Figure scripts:

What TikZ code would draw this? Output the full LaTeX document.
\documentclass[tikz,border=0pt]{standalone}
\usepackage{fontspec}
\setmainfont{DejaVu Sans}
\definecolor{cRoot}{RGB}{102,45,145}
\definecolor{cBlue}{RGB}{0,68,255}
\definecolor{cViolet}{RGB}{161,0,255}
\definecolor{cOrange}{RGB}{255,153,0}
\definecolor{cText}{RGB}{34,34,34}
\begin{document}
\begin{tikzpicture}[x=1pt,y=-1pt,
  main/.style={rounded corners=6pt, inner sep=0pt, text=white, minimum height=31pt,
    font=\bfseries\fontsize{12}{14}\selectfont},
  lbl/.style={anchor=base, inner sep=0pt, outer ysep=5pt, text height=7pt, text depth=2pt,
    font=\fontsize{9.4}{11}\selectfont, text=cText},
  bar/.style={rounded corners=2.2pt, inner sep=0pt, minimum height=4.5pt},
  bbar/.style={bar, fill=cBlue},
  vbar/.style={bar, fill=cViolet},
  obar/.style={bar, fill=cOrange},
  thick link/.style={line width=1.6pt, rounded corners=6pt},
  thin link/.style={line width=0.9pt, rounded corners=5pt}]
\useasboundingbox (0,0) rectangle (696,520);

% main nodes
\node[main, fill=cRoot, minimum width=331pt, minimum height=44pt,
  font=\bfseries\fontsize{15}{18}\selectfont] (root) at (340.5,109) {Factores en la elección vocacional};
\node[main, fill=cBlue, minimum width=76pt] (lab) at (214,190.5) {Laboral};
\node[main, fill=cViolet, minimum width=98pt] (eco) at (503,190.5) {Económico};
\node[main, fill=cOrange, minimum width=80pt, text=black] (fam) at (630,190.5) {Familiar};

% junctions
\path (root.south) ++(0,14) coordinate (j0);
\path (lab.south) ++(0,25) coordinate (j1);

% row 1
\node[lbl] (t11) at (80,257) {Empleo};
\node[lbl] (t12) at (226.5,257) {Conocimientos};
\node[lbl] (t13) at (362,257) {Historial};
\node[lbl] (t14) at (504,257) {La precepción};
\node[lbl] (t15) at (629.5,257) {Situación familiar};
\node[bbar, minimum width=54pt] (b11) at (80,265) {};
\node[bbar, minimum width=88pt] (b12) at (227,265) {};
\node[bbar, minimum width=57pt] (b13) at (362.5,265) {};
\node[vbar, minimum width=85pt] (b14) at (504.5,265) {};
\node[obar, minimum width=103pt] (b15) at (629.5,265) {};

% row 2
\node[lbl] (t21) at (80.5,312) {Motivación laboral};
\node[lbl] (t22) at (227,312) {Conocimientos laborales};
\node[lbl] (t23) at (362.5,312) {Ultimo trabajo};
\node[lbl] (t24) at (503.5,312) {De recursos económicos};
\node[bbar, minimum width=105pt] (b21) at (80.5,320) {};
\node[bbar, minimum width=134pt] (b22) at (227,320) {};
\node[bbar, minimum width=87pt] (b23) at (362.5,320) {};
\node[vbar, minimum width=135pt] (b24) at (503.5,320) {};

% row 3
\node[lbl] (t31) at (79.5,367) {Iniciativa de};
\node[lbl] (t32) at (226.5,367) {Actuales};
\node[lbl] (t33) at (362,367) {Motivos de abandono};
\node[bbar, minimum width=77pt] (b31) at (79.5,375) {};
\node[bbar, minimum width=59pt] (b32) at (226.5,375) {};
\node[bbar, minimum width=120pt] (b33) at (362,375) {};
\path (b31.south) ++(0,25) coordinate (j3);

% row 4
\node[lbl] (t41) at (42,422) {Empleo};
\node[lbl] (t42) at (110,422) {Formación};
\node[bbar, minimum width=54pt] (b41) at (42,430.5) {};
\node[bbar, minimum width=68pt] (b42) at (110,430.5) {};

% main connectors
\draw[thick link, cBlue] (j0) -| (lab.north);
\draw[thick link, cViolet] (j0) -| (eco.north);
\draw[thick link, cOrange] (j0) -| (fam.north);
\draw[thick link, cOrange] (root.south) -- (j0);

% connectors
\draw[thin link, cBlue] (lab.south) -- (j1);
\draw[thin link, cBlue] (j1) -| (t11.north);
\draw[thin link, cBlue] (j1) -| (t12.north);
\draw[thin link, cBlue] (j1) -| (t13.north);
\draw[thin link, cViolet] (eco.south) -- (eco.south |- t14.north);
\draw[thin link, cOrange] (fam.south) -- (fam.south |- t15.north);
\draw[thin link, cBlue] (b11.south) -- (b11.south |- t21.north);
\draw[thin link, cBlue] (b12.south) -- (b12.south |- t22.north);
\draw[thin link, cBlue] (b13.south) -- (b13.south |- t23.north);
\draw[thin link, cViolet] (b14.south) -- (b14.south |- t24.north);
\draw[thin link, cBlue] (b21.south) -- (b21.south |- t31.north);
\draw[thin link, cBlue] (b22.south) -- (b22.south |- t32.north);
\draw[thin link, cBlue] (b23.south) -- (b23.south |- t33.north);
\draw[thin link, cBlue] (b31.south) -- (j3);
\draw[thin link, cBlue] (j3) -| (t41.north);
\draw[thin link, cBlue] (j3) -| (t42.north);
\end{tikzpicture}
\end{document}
--
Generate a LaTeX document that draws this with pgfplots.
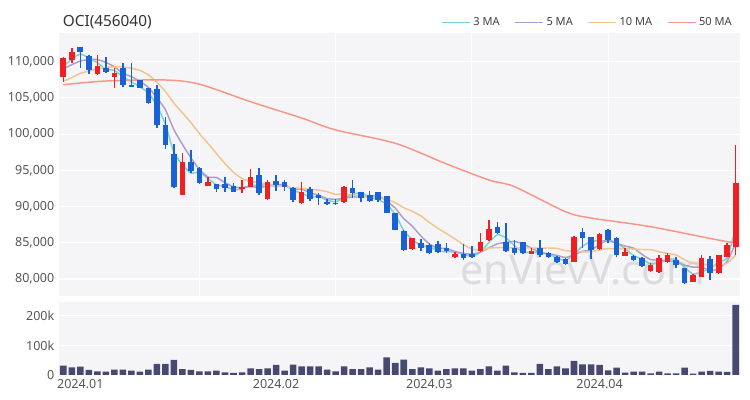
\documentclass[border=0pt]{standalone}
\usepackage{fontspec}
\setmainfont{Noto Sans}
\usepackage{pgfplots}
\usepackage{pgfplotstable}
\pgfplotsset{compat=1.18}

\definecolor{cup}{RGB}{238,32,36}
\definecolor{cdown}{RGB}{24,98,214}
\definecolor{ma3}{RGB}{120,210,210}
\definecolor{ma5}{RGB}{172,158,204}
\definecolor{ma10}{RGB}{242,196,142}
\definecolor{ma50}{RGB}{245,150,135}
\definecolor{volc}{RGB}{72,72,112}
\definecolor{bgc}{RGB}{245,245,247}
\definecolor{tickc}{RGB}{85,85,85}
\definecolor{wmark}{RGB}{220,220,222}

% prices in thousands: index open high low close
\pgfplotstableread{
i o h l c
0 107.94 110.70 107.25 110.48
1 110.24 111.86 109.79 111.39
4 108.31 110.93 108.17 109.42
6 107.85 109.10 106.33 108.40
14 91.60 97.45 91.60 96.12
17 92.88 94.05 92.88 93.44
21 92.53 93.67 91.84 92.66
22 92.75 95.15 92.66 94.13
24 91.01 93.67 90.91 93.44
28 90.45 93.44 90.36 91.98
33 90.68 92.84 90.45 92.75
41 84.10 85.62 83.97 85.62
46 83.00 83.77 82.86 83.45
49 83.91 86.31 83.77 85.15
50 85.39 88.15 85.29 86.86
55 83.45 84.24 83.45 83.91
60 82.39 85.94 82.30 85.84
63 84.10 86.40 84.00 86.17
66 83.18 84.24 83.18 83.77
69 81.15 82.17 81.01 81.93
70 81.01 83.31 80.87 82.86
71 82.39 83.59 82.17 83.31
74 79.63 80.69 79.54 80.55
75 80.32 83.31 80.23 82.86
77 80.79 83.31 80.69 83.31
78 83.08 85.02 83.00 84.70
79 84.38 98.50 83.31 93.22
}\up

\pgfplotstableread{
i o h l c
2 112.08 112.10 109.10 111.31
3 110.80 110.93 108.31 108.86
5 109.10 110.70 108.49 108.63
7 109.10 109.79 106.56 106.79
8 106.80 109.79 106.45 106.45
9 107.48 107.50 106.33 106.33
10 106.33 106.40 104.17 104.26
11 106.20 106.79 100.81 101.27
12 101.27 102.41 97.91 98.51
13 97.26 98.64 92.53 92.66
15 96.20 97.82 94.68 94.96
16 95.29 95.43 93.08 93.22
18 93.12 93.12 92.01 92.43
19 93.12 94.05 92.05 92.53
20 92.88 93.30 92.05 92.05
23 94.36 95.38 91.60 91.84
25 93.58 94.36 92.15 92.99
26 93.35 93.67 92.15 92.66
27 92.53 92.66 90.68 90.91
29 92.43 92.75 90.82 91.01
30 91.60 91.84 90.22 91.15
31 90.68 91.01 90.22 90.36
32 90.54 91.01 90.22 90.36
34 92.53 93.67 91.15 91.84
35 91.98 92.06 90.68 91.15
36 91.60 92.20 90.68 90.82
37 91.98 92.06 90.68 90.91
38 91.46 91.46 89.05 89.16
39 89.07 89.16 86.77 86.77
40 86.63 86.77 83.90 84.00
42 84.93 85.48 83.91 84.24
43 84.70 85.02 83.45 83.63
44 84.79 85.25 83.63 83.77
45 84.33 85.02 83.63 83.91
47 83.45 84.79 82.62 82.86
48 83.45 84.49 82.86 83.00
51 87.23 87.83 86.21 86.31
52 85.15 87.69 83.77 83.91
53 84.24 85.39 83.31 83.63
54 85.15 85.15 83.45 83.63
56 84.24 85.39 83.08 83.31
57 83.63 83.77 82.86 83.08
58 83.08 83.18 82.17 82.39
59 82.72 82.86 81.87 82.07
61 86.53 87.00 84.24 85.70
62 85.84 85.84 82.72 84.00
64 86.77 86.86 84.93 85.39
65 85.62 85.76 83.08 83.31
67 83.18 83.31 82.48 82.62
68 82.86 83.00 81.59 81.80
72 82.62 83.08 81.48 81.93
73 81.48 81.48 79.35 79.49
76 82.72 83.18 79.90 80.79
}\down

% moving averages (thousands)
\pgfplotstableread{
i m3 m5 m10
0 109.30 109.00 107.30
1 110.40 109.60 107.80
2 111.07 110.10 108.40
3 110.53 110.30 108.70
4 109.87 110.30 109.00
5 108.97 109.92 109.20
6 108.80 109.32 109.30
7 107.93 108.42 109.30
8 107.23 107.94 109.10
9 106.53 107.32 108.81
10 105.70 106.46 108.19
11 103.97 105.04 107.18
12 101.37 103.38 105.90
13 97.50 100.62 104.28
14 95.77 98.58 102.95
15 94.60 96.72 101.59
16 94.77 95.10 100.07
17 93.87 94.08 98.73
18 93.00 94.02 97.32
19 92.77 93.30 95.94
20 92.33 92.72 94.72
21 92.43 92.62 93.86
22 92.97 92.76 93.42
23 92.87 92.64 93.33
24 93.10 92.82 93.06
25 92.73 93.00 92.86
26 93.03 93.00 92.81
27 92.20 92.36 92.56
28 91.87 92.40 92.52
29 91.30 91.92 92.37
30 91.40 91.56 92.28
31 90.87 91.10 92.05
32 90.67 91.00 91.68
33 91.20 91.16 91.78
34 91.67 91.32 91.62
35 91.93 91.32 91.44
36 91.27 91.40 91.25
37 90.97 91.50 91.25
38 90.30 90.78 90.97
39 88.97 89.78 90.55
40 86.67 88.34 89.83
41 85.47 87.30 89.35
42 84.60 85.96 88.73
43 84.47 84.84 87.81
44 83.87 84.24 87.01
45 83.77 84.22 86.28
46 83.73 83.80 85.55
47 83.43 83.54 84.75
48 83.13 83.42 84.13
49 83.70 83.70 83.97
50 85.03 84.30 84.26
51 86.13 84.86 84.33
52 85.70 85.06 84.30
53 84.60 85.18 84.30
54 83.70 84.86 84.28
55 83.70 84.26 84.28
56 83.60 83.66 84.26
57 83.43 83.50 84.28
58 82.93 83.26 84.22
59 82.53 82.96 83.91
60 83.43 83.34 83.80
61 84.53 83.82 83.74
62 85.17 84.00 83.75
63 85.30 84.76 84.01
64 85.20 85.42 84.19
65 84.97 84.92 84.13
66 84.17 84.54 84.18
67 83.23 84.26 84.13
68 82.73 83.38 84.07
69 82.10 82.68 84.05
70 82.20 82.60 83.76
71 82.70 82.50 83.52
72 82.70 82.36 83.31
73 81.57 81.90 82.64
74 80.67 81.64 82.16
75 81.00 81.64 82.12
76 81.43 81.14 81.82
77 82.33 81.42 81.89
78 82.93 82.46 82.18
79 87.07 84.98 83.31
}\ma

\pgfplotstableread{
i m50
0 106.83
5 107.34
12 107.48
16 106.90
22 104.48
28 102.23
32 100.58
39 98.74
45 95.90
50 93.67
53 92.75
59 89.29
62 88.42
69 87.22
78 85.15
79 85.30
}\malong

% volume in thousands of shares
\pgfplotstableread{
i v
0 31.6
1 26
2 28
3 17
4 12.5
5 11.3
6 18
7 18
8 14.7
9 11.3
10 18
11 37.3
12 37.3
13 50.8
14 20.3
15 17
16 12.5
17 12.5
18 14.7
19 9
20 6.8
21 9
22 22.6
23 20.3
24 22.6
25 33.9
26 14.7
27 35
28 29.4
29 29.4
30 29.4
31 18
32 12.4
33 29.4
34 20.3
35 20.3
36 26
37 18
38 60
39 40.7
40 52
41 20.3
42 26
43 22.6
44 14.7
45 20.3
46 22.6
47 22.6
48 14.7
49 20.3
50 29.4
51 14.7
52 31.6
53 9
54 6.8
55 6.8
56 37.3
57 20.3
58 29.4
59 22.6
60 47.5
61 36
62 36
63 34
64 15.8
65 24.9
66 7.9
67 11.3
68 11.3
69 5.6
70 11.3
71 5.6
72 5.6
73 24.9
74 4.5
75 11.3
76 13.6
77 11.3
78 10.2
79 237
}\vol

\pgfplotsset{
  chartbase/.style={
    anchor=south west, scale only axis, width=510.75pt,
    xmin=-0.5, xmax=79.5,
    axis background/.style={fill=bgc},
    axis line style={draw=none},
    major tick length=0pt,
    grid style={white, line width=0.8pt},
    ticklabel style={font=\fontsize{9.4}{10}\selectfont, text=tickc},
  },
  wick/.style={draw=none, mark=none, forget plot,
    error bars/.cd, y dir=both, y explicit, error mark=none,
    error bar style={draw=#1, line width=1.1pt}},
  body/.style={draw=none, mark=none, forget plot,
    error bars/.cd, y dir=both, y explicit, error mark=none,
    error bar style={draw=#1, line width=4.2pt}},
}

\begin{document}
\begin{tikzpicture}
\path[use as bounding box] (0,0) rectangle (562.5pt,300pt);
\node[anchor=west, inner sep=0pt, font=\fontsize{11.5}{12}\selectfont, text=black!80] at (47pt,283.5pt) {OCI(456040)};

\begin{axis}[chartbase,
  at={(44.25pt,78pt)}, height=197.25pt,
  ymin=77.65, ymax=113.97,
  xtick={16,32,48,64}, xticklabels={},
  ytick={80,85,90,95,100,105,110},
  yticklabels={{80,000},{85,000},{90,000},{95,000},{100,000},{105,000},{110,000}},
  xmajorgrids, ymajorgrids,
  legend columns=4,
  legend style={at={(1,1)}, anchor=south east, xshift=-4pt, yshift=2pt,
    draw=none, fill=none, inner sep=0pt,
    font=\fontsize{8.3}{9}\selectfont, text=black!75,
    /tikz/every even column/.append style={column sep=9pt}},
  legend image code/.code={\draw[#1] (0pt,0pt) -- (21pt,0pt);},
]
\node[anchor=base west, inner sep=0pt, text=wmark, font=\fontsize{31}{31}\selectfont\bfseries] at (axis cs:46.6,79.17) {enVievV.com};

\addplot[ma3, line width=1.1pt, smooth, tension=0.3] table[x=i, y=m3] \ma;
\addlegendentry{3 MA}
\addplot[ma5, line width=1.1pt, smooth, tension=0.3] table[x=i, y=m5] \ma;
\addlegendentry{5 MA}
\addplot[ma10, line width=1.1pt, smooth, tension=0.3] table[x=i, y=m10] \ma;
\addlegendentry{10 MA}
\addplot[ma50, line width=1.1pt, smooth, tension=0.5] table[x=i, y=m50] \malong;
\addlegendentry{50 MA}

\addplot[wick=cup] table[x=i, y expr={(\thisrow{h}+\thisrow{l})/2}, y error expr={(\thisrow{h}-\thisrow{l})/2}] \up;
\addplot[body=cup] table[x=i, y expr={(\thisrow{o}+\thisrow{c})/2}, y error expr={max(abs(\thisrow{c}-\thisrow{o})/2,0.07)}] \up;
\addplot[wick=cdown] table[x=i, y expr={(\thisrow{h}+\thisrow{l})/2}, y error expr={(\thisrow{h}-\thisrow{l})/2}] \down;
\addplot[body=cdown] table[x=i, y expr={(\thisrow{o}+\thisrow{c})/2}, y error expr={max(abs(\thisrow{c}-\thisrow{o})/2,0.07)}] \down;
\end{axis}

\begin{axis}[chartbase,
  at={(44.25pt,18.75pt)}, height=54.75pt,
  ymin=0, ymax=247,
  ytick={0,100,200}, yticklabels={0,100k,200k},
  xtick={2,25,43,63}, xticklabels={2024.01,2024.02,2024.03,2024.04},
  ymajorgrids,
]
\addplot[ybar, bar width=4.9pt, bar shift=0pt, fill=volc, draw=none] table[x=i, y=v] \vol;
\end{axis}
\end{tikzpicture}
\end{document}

Exercise.
Above are the lines; repeat exactly the ones from the line containing "What TikZ code" down to the line containing "(lab.south) ++(0,25) coordinate (j1);", both inclusive.

Result for this exercise.
What TikZ code would draw this? Output the full LaTeX document.
\documentclass[tikz,border=0pt]{standalone}
\usepackage{fontspec}
\setmainfont{DejaVu Sans}
\definecolor{cRoot}{RGB}{102,45,145}
\definecolor{cBlue}{RGB}{0,68,255}
\definecolor{cViolet}{RGB}{161,0,255}
\definecolor{cOrange}{RGB}{255,153,0}
\definecolor{cText}{RGB}{34,34,34}
\begin{document}
\begin{tikzpicture}[x=1pt,y=-1pt,
  main/.style={rounded corners=6pt, inner sep=0pt, text=white, minimum height=31pt,
    font=\bfseries\fontsize{12}{14}\selectfont},
  lbl/.style={anchor=base, inner sep=0pt, outer ysep=5pt, text height=7pt, text depth=2pt,
    font=\fontsize{9.4}{11}\selectfont, text=cText},
  bar/.style={rounded corners=2.2pt, inner sep=0pt, minimum height=4.5pt},
  bbar/.style={bar, fill=cBlue},
  vbar/.style={bar, fill=cViolet},
  obar/.style={bar, fill=cOrange},
  thick link/.style={line width=1.6pt, rounded corners=6pt},
  thin link/.style={line width=0.9pt, rounded corners=5pt}]
\useasboundingbox (0,0) rectangle (696,520);

% main nodes
\node[main, fill=cRoot, minimum width=331pt, minimum height=44pt,
  font=\bfseries\fontsize{15}{18}\selectfont] (root) at (340.5,109) {Factores en la elección vocacional};
\node[main, fill=cBlue, minimum width=76pt] (lab) at (214,190.5) {Laboral};
\node[main, fill=cViolet, minimum width=98pt] (eco) at (503,190.5) {Económico};
\node[main, fill=cOrange, minimum width=80pt, text=black] (fam) at (630,190.5) {Familiar};

% junctions
\path (root.south) ++(0,14) coordinate (j0);
\path (lab.south) ++(0,25) coordinate (j1);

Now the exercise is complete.